§ EXERCISE TASK:
Using the listing below, copy exactly the lines from the one containing "Write a Python" to the one containing "from matplotlib.patches import", both lines included, and no others.
● ● ●
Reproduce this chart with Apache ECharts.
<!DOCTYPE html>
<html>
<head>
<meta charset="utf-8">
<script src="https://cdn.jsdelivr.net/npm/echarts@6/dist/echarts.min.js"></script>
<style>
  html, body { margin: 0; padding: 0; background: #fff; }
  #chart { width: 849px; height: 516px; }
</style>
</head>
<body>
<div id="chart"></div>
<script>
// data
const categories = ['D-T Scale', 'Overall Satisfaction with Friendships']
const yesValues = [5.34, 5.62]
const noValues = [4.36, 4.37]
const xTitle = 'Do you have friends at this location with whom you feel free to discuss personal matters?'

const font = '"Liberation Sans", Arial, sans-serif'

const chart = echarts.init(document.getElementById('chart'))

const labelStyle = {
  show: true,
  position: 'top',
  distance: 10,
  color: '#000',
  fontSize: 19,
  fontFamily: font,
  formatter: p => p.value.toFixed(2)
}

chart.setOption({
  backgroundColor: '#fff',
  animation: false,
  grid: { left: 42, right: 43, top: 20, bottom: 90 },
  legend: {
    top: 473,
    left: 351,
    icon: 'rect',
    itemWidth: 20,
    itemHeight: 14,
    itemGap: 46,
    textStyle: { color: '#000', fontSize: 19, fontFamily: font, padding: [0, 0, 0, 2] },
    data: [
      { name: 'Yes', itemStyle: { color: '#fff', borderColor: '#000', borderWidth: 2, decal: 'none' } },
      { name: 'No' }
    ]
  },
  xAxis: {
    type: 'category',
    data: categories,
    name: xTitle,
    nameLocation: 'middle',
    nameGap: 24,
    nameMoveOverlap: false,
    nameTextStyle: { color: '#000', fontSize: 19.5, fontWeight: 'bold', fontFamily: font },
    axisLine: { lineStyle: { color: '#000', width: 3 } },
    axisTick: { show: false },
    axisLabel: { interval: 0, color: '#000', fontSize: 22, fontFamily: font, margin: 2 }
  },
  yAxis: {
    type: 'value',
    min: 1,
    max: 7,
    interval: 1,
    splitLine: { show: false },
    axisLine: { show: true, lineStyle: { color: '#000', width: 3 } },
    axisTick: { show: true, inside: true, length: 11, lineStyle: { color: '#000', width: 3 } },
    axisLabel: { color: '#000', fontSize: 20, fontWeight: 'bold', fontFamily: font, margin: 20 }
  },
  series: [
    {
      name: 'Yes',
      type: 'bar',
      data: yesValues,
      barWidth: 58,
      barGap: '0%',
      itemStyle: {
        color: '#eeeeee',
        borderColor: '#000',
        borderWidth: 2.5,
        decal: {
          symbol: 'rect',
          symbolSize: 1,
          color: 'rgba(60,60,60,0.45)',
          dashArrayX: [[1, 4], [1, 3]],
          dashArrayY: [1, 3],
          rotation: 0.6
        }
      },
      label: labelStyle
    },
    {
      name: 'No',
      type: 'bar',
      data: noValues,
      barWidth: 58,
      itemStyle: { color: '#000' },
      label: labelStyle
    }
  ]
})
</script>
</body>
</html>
● ● ●
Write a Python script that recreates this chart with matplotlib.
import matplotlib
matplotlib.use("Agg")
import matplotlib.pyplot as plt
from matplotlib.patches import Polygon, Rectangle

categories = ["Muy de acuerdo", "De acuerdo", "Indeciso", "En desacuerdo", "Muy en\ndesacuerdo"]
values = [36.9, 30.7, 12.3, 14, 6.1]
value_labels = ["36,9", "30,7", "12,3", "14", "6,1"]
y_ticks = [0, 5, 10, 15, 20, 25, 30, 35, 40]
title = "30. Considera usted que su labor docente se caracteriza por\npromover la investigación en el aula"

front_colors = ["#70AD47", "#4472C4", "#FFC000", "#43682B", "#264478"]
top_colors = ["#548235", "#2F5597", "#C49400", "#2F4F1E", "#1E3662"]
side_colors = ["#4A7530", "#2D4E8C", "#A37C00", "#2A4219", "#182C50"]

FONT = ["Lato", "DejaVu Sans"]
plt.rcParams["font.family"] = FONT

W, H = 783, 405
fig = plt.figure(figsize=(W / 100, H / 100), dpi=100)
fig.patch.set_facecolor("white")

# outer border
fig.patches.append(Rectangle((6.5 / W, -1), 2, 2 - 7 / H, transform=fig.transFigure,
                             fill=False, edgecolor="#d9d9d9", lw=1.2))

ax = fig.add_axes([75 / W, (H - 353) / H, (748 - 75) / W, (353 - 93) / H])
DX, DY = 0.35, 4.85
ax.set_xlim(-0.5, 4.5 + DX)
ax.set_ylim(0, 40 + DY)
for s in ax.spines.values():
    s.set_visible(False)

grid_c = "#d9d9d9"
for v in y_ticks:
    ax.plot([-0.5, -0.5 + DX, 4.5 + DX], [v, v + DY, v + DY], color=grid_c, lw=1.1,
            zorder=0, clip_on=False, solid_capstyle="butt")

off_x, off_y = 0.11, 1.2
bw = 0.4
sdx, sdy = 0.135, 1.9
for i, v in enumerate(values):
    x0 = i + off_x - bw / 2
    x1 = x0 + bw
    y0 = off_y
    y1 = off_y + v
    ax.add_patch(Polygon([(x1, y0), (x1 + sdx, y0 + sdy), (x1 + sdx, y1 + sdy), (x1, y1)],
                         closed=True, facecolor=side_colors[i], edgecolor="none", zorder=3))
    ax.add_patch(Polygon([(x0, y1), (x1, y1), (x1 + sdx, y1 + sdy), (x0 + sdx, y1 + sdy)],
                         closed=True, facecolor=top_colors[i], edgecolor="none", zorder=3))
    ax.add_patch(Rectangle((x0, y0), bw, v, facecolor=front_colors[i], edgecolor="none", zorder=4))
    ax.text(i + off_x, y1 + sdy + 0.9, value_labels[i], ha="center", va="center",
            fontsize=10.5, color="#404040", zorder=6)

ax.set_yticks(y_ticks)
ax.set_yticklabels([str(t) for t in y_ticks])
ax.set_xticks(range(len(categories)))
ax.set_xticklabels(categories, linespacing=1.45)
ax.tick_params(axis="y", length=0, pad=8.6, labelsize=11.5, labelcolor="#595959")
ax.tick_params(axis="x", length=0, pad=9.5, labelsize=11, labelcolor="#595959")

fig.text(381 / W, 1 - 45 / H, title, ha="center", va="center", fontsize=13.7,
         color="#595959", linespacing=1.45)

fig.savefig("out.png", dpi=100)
● ● ●
§ OUTPUT OF THE EXERCISE:
Write a Python script that recreates this chart with matplotlib.
import matplotlib
matplotlib.use("Agg")
import matplotlib.pyplot as plt
from matplotlib.patches import Polygon, Rectangle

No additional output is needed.